Re: [RFC PATCH 14/18] KVM: Add asynchronous userfaults, KVM_READ_USERFAULT

From: Nikita Kalyazin
Date: Mon Jul 29 2024 - 13:18:28 EST

On 26/07/2024 19:00, James Houghton wrote:
If it would be useful, we could absolutely have a flag to have all
faults go through the asynchronous mechanism. :) It's meant to just be
an optimization. For me, it is a necessary optimization.

Userfaultfd doesn't scale particularly well: we have to grab two locks
to work with the wait_queues. You could create several userfaultfds,
but the underlying issue is still there. KVM Userfault, if it uses a
wait_queue for the async fault mechanism, will have the same
bottleneck. Anish and I worked on making userfaults more scalable for
KVM[1], and we ended up with a scheme very similar to what we have in
this KVM Userfault series.
Yes, I see your motivation. Does this approach support async pagefaults [1]? Ie would all the guest processes on the vCPU need to stall until a fault is resolved or is there a way to let the vCPU run and only block the faulted process?

A more general question is, it looks like Userfaultfd's main purpose was to support the postcopy use case [2], yet it fails to do that efficiently for large VMs. Would it be ideologically better to try to improve Userfaultfd's performance (similar to how it was attempted in [3]) or is that something you have already looked into and reached a dead end as a part of [4]?

[1] https://lore.kernel.org/lkml/4AEFB823.4040607@xxxxxxxxxx/T/
[2] https://lwn.net/Articles/636226/
[3] https://lore.kernel.org/lkml/20230905214235.320571-1-peterx@xxxxxxxxxx/
[4] https://lore.kernel.org/linux-mm/CADrL8HVDB3u2EOhXHCrAgJNLwHkj2Lka1B_kkNb0dNwiWiAN_Q@xxxxxxxxxxxxxx/

My use case already requires using a reasonably complex API for
interacting with a separate userland process for fetching memory, and
it's really fast. I've never tried to hook userfaultfd into this other
process, but I'm quite certain that [1] + this process's interface
scale better than userfaultfd does. Perhaps userfaultfd, for
not-so-scaled-up cases, could be *slightly* faster, but I mostly care
about what happens when we scale to hundreds of vCPUs.

[1]: https://lore.kernel.org/kvm/20240215235405.368539-1-amoorthy@xxxxxxxxxx/
Do I understand it right that in your setup, when an EPT violation occurs,
- VMM shares the fault information with the other process via a userspace protocol
- the process fetches the memory, installs it (?) and notifies VMM
- VMM calls KVM run to resume execution
?
Would you be ok to share an outline of the API you mentioned?

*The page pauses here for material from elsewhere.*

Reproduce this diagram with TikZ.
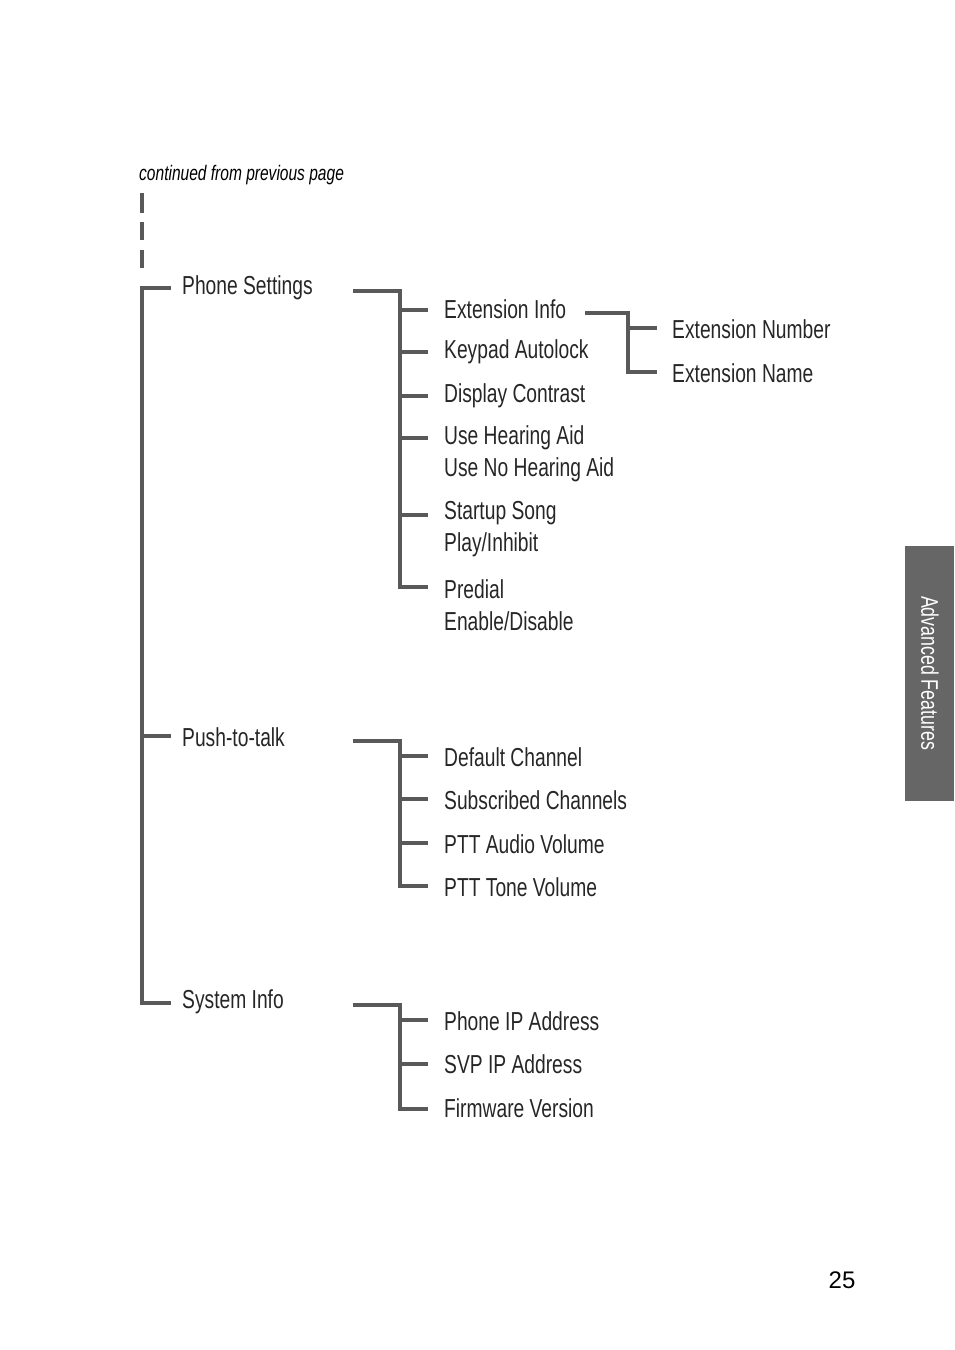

How do you envision resolving faults in userspace? Copying the page in
(provided that userspace mapping of guest_memfd is supported [3]) and
clearing the KVM_MEMORY_ATTRIBUTE_USERFAULT alone do not look
sufficient to resolve the fault because an attempt to copy the page
directly in userspace will trigger a fault on its own

This is not true for KVM Userfault, at least for right now. Userspace
accesses to guest memory will not trigger KVM Userfaults. (I know this
name is terrible -- regular old userfaultfd() userfaults will indeed
get triggered, provided you've set things up properly.)

KVM Userfault is merely meant to catch KVM's own accesses to guest
memory (including vCPU accesses). For non-guest_memfd memslots,
userspace can totally just write through the VMA it has made (KVM
Userfault *cannot*, by virtue of being completely divorced from mm,
intercept this access). For guest_memfd, userspace could write to
guest memory through a VMA if that's where guest_memfd is headed, but
perhaps it will rely on exact details of how userspace is meant to
populate guest_memfd memory.
True, it isn't the case right now. I think I fast-forwarded to a state where notifications about VMM-triggered faults to the guest_memfd are also sent asynchronously.

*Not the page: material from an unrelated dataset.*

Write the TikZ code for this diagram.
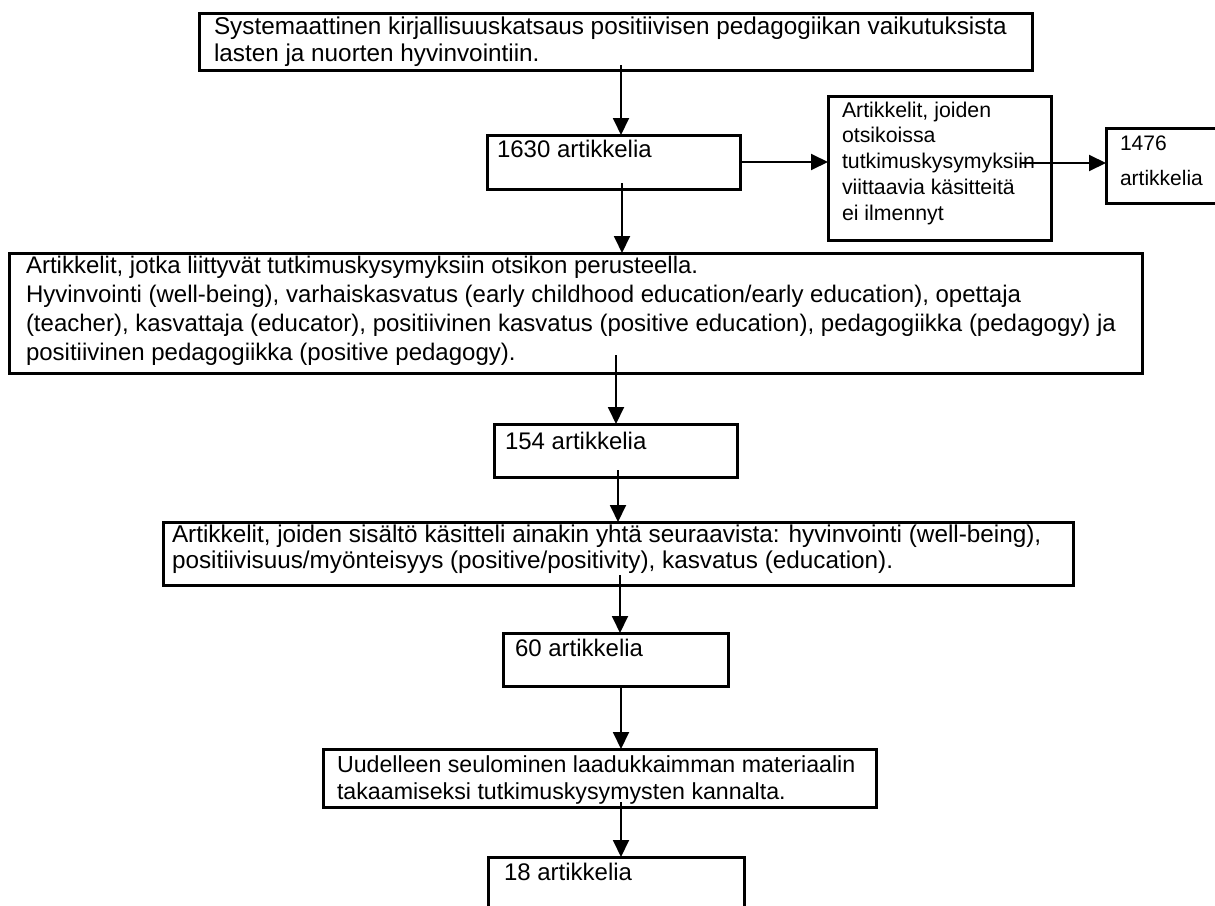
\documentclass[tikz,border=0pt]{standalone}
\usepackage{fontspec}
\setmainfont{Liberation Sans}
\usetikzlibrary{arrows.meta,fit}
% left-aligned block of lines whose baseline is the first line
\newcommand\rows[1]{\begin{tabular}[t]{@{}l@{}}#1\end{tabular}}
\begin{document}
\begin{tikzpicture}[x=1pt,y=-1pt,
  box/.style={draw=black, line width=3pt, inner sep=0pt, outer sep=0pt},
  txt/.style={anchor=base west, inner sep=0pt, outer sep=0pt, text=black},
  big/.style={txt, font=\fontsize{24}{#1}\selectfont},
  arr/.style={draw=black, line width=1.9pt, -{Triangle[width=16pt,length=17pt]}}]
\useasboundingbox (0,0) rectangle (1215,905);
\clip (0,0) rectangle (1215,905);
\fill[white] (0,0) rectangle (1215,905);

% boxes
\node[box, fit={(199,13) (1032,70)}] (b1) {};
\node[box, fit={(487,135) (740,189)}] (b1630) {};
\node[box, fit={(828,96) (1051,240)}] (bnarrow) {};
\node[box, fit={(1106,128) (1245,203)}] (b1476) {};
\node[box, fit={(9,253) (1142,373)}] (b3) {};
\node[box, fit={(494,424) (737,477)}] (b154) {};
\node[box, fit={(163,522) (1073,585)}] (b5) {};
\node[box, fit={(503,633) (728,686)}] (b60) {};
\node[box, fit={(323,749) (876,807)}] (b7) {};
\node[box, fit={(488,857) (744,930)}] (b18) {};

% texts
\node[txt, font=\fontsize{24.3}{27}\selectfont] (t1) at (214,34) {\rows{Systemaattinen kirjallisuuskatsaus positiivisen pedagogiikan vaikutuksista\\lasten ja nuorten hyvinvointiin.}};
\node[big=27pt] (t1630) at (497,157) {1630 artikkelia};
\node[txt, font=\fontsize{21.3}{25.8}\selectfont] (tnarrow) at (842,117) {\rows{Artikkelit, joiden\\otsikoissa\\tutkimuskysymyksiin\\viittaavia käsitteitä\\ei ilmennyt}};
\node[txt, font=\fontsize{21}{35}\selectfont] (t1476) at (1120,150) {\rows{1476\\artikkelia}};
\node[big=29pt] (t3) at (26,273) {\rows{Artikkelit, jotka liittyvät tutkimuskysymyksiin otsikon perusteella.\\Hyvinvointi (well-being), varhaiskasvatus (early childhood education/early education), opettaja\\(teacher), kasvattaja (educator), positiivinen kasvatus (positive education), pedagogiikka (pedagogy) ja\\positiivinen pedagogiikka (positive pedagogy).}};
\node[big=27pt] (t154) at (505,449) {154 artikkelia};
\node[txt, font=\fontsize{24.3}{26}\selectfont] (t5) at (172,542) {\rows{Artikkelit, joiden sisältö käsitteli ainakin yhtä seuraavista: hyvinvointi (well-being),\\positiivisuus/myönteisyys (positive/positivity), kasvatus (education).}};
\node[big=27pt] (t60) at (515,656) {60 artikkelia};
\node[txt, font=\fontsize{23.2}{27}\selectfont] (t7) at (337,772) {\rows{Uudelleen seulominen laadukkaimman materiaalin\\takaamiseksi tutkimuskysymysten kannalta.}};
\node[big=27pt] (t18) at (504,880) {18 artikkelia};

% connectors
\coordinate (s1) at (621,65);
\coordinate (s2) at (1020,163);
\coordinate (s3) at (622,183);
\coordinate (s4) at (616,355);
\coordinate (s5) at (618,470);
\coordinate (s6) at (620,575);
\coordinate (s7) at (621,688);
\coordinate (s8) at (621,802);
\draw[arr] (s1) -- (s1 |- b1630.north);
\draw[arr] ([xshift=2pt]b1630.east) -- (b1630.east -| bnarrow.west);
\draw[arr] (s2) -- (s2 -| b1476.west);
\draw[arr] (s3) -- (s3 |- b3.north);
\draw[arr] (s4) -- (s4 |- b154.north);
\draw[arr] (s5) -- (s5 |- b5.north);
\draw[arr] (s6) -- (s6 |- b60.north);
\draw[arr] (s7) -- (s7 |- b7.north);
\draw[arr] (s8) -- (s8 |- b18.north);
\end{tikzpicture}
\end{document}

In case it's interesting or useful at all, we actually use
UFFDIO_CONTINUE for our live migration use case. We mmap() memory
twice -- one of them we register with userfaultfd and also give to
KVM. The other one we use to install memory -- our non-faulting view
of guest memory!
That is interesting. You're replacing UFFDIO_COPY (vma1) with a memcpy (vma2) + UFFDIO_CONTINUE (vma1), IIUC. Are both mappings created by the same process? What benefits does it bring?